▶
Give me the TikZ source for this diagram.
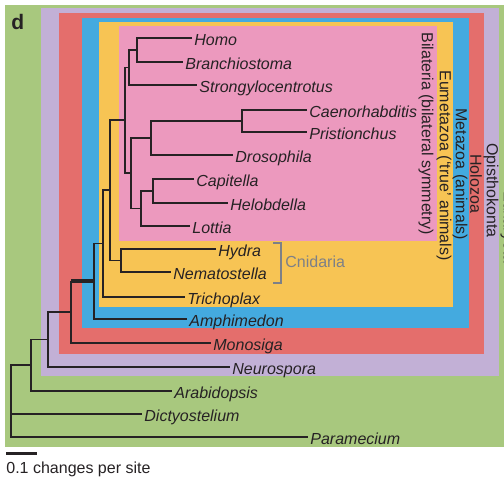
\documentclass[tikz,border=0pt]{standalone}
\usepackage{fontspec}
\setmainfont{Liberation Sans}
\usepackage{xcolor}
\usepackage{tikz}

\definecolor{eukgreen}{RGB}{168,200,126}
\definecolor{opipurple}{RGB}{194,176,214}
\definecolor{holred}{RGB}{228,110,108}
\definecolor{metblue}{RGB}{68,170,223}
\definecolor{eumyellow}{RGB}{247,196,84}
\definecolor{bilpink}{RGB}{236,153,190}
\definecolor{inkgray}{RGB}{38,34,36}
\definecolor{cnigray}{RGB}{125,128,135}

\begin{document}
\begin{tikzpicture}[x=0.5pt, y=-0.5pt,
        every node/.style={font=\fontsize{8}{9.6}\selectfont, text=inkgray},
        leaf/.style={anchor=west, inner xsep=1pt, inner ysep=0pt, text height=1.4ex, text depth=0pt,
            font=\fontsize{8}{9.6}\selectfont\itshape},
        clade/.style={rotate=-90, anchor=west, inner sep=0pt},
        branch/.style={draw=inkgray, line width=0.7pt},
        stem/.style={draw=inkgray, line width=2pt}]
        \useasboundingbox (0,0) rectangle (504,477);
        \fill [white] (0,0) rectangle (504,477);
        % 分类框
        \fill [eukgreen] (5,5) rectangle (515,447);
        \fill [opipurple] (41,8) rectangle (499,376);
        \fill [holred] (59,13) rectangle (484,354);
        \fill [metblue] (82,18) rectangle (469,328);
        \fill [eumyellow] (99,22) rectangle (453,307);
        \fill [bilpink] (119,26) rectangle (437,241);
        % 分类名
        \node [clade] (lBil) at (426,32) {Bilateria (bilateral symmetry)};
        \node [clade] (lEum) at (444,70) {Eumetazoa (‘true’ animals)};
        \node [clade] (lMet) at (460,108) {Metazoa (animals)};
        \node [clade] (lHol) at (476,154) {Holozoa};
        \node [clade] (lOpi) at (491,143) {Opisthokonta};
        \node [clade] (lEuk) at (508,191) {Eukaryota};
        \node [font=\fontsize{10.5}{12}\selectfont\bfseries, anchor=base west, inner sep=0pt] (panel) at (11,29) {d};
        % 物种
        \node [leaf] (homo) at (192,38) {Homo};
        \node [leaf] (branchio) at (183,62) {Branchiostoma};
        \node [leaf] (strongy) at (197,85) {Strongylocentrotus};
        \node [leaf] (caeno) at (307,110) {Caenorhabditis};
        \node [leaf] (pristi) at (307,132) {Pristionchus};
        \node [leaf] (droso) at (233,155) {Drosophila};
        \node [leaf] (capit) at (194,179) {Capitella};
        \node [leaf] (helob) at (228,203) {Helobdella};
        \node [leaf] (lottia) at (190,226) {Lottia};
        \node [leaf] (hydra) at (216,249) {Hydra};
        \node [leaf] (nemato) at (171,272) {Nematostella};
        \node [leaf] (tricho) at (185,297) {Trichoplax};
        \node [leaf] (amphi) at (187,319) {Amphimedon};
        \node [leaf] (monosiga) at (211,343) {Monosiga};
        \node [leaf] (neuro) at (230,367) {Neurospora};
        \node [leaf] (arabid) at (172,391) {Arabidopsis};
        \node [leaf] (dicty) at (142,414) {Dictyostelium};
        \node [leaf] (param) at (308,437) {Paramecium};
        % 内部节点
        \coordinate (nHB) at (137,50);
        \coordinate (nDeu) at (129,67.5);
        \coordinate (nNem) at (242,121);
        \coordinate (nEcd) at (151,138);
        \coordinate (nCH) at (153,191);
        \coordinate (nLop) at (141,208.5);
        \coordinate (nPro) at (131,173);
        \coordinate (nBil) at (125,120);
        \coordinate (nCni) at (121,260.5);
        \coordinate (nEum) at (110,190);
        \coordinate (nPar) at (103,243.5);
        \coordinate (nMet) at (94,281);
        \coordinate (nHol) at (71,312);
        \coordinate (nOpi) at (48,339.5);
        \coordinate (nUni) at (31,365);
        \coordinate (nRoot) at (11,401);
        % 树枝
        \draw [branch] (homo.west) -| (nHB) |- (branchio.west);
        \draw [branch] (nHB) -| (nDeu) |- (strongy.west);
        \draw [branch] (caeno.west) -| (nNem) |- (pristi.west);
        \draw [branch] (nNem) -| (nEcd) |- (droso.west);
        \draw [branch] (capit.west) -| (nCH) |- (helob.west);
        \draw [branch] (nCH) -| (nLop) |- (lottia.west);
        \draw [branch] (nEcd) -| (nPro) |- (nLop);
        \draw [branch] (nDeu) -| (nBil) |- (nPro);
        \draw [branch] (hydra.west) -| (nCni) |- (nemato.west);
        \draw [branch] (nBil) -| (nEum) |- (nCni);
        \draw [branch] (nEum) -| (nPar) |- (tricho.west);
        \draw [branch] (nPar) -| (nMet) |- (amphi.west);
        \draw [stem] (nHol |- nMet) -- (nMet);
        \draw [branch] (nHol |- nMet) -- (nHol) |- (monosiga.west);
        \draw [branch] (nHol) -| (nOpi) |- (neuro.west);
        \draw [branch] (nOpi) -| (nUni) |- (arabid.west);
        \draw [branch] (nUni) -| (nRoot) |- (param.west);
        \draw [branch] (nRoot) |- (dicty.west);
        % Cnidaria 括号
        \draw [cnigray, line width=0.75pt] (273,243) -- (281,243) -- (281,283) -- (273,283);
        \node [anchor=west, inner sep=0pt, text=cnigray] (cnid) at (285,262) {Cnidaria};
        % 比例尺
        \draw [inkgray, line width=1.5pt] (6,453) coordinate (s0) -- (37,453) coordinate (s1);
        \node [anchor=base west, inner sep=0pt] (scale) at (6,473) {0.1 changes per site};
    \end{tikzpicture}
\end{document}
◀
Exercise prompt: Transcribe the full listing above exactly, with the images removed.

Solution to this problem:
Give me the TikZ source for this diagram.
\documentclass[tikz,border=0pt]{standalone}
\usepackage{fontspec}
\setmainfont{Liberation Sans}
\usepackage{xcolor}
\usepackage{tikz}

\definecolor{eukgreen}{RGB}{168,200,126}
\definecolor{opipurple}{RGB}{194,176,214}
\definecolor{holred}{RGB}{228,110,108}
\definecolor{metblue}{RGB}{68,170,223}
\definecolor{eumyellow}{RGB}{247,196,84}
\definecolor{bilpink}{RGB}{236,153,190}
\definecolor{inkgray}{RGB}{38,34,36}
\definecolor{cnigray}{RGB}{125,128,135}

\begin{document}
\begin{tikzpicture}[x=0.5pt, y=-0.5pt,
        every node/.style={font=\fontsize{8}{9.6}\selectfont, text=inkgray},
        leaf/.style={anchor=west, inner xsep=1pt, inner ysep=0pt, text height=1.4ex, text depth=0pt,
            font=\fontsize{8}{9.6}\selectfont\itshape},
        clade/.style={rotate=-90, anchor=west, inner sep=0pt},
        branch/.style={draw=inkgray, line width=0.7pt},
        stem/.style={draw=inkgray, line width=2pt}]
        \useasboundingbox (0,0) rectangle (504,477);
        \fill [white] (0,0) rectangle (504,477);
        % 分类框
        \fill [eukgreen] (5,5) rectangle (515,447);
        \fill [opipurple] (41,8) rectangle (499,376);
        \fill [holred] (59,13) rectangle (484,354);
        \fill [metblue] (82,18) rectangle (469,328);
        \fill [eumyellow] (99,22) rectangle (453,307);
        \fill [bilpink] (119,26) rectangle (437,241);
        % 分类名
        \node [clade] (lBil) at (426,32) {Bilateria (bilateral symmetry)};
        \node [clade] (lEum) at (444,70) {Eumetazoa (‘true’ animals)};
        \node [clade] (lMet) at (460,108) {Metazoa (animals)};
        \node [clade] (lHol) at (476,154) {Holozoa};
        \node [clade] (lOpi) at (491,143) {Opisthokonta};
        \node [clade] (lEuk) at (508,191) {Eukaryota};
        \node [font=\fontsize{10.5}{12}\selectfont\bfseries, anchor=base west, inner sep=0pt] (panel) at (11,29) {d};
        % 物种
        \node [leaf] (homo) at (192,38) {Homo};
        \node [leaf] (branchio) at (183,62) {Branchiostoma};
        \node [leaf] (strongy) at (197,85) {Strongylocentrotus};
        \node [leaf] (caeno) at (307,110) {Caenorhabditis};
        \node [leaf] (pristi) at (307,132) {Pristionchus};
        \node [leaf] (droso) at (233,155) {Drosophila};
        \node [leaf] (capit) at (194,179) {Capitella};
        \node [leaf] (helob) at (228,203) {Helobdella};
        \node [leaf] (lottia) at (190,226) {Lottia};
        \node [leaf] (hydra) at (216,249) {Hydra};
        \node [leaf] (nemato) at (171,272) {Nematostella};
        \node [leaf] (tricho) at (185,297) {Trichoplax};
        \node [leaf] (amphi) at (187,319) {Amphimedon};
        \node [leaf] (monosiga) at (211,343) {Monosiga};
        \node [leaf] (neuro) at (230,367) {Neurospora};
        \node [leaf] (arabid) at (172,391) {Arabidopsis};
        \node [leaf] (dicty) at (142,414) {Dictyostelium};
        \node [leaf] (param) at (308,437) {Paramecium};
        % 内部节点
        \coordinate (nHB) at (137,50);
        \coordinate (nDeu) at (129,67.5);
        \coordinate (nNem) at (242,121);
        \coordinate (nEcd) at (151,138);
        \coordinate (nCH) at (153,191);
        \coordinate (nLop) at (141,208.5);
        \coordinate (nPro) at (131,173);
        \coordinate (nBil) at (125,120);
        \coordinate (nCni) at (121,260.5);
        \coordinate (nEum) at (110,190);
        \coordinate (nPar) at (103,243.5);
        \coordinate (nMet) at (94,281);
        \coordinate (nHol) at (71,312);
        \coordinate (nOpi) at (48,339.5);
        \coordinate (nUni) at (31,365);
        \coordinate (nRoot) at (11,401);
        % 树枝
        \draw [branch] (homo.west) -| (nHB) |- (branchio.west);
        \draw [branch] (nHB) -| (nDeu) |- (strongy.west);
        \draw [branch] (caeno.west) -| (nNem) |- (pristi.west);
        \draw [branch] (nNem) -| (nEcd) |- (droso.west);
        \draw [branch] (capit.west) -| (nCH) |- (helob.west);
        \draw [branch] (nCH) -| (nLop) |- (lottia.west);
        \draw [branch] (nEcd) -| (nPro) |- (nLop);
        \draw [branch] (nDeu) -| (nBil) |- (nPro);
        \draw [branch] (hydra.west) -| (nCni) |- (nemato.west);
        \draw [branch] (nBil) -| (nEum) |- (nCni);
        \draw [branch] (nEum) -| (nPar) |- (tricho.west);
        \draw [branch] (nPar) -| (nMet) |- (amphi.west);
        \draw [stem] (nHol |- nMet) -- (nMet);
        \draw [branch] (nHol |- nMet) -- (nHol) |- (monosiga.west);
        \draw [branch] (nHol) -| (nOpi) |- (neuro.west);
        \draw [branch] (nOpi) -| (nUni) |- (arabid.west);
        \draw [branch] (nUni) -| (nRoot) |- (param.west);
        \draw [branch] (nRoot) |- (dicty.west);
        % Cnidaria 括号
        \draw [cnigray, line width=0.75pt] (273,243) -- (281,243) -- (281,283) -- (273,283);
        \node [anchor=west, inner sep=0pt, text=cnigray] (cnid) at (285,262) {Cnidaria};
        % 比例尺
        \draw [inkgray, line width=1.5pt] (6,453) coordinate (s0) -- (37,453) coordinate (s1);
        \node [anchor=base west, inner sep=0pt] (scale) at (6,473) {0.1 changes per site};
    \end{tikzpicture}
\end{document}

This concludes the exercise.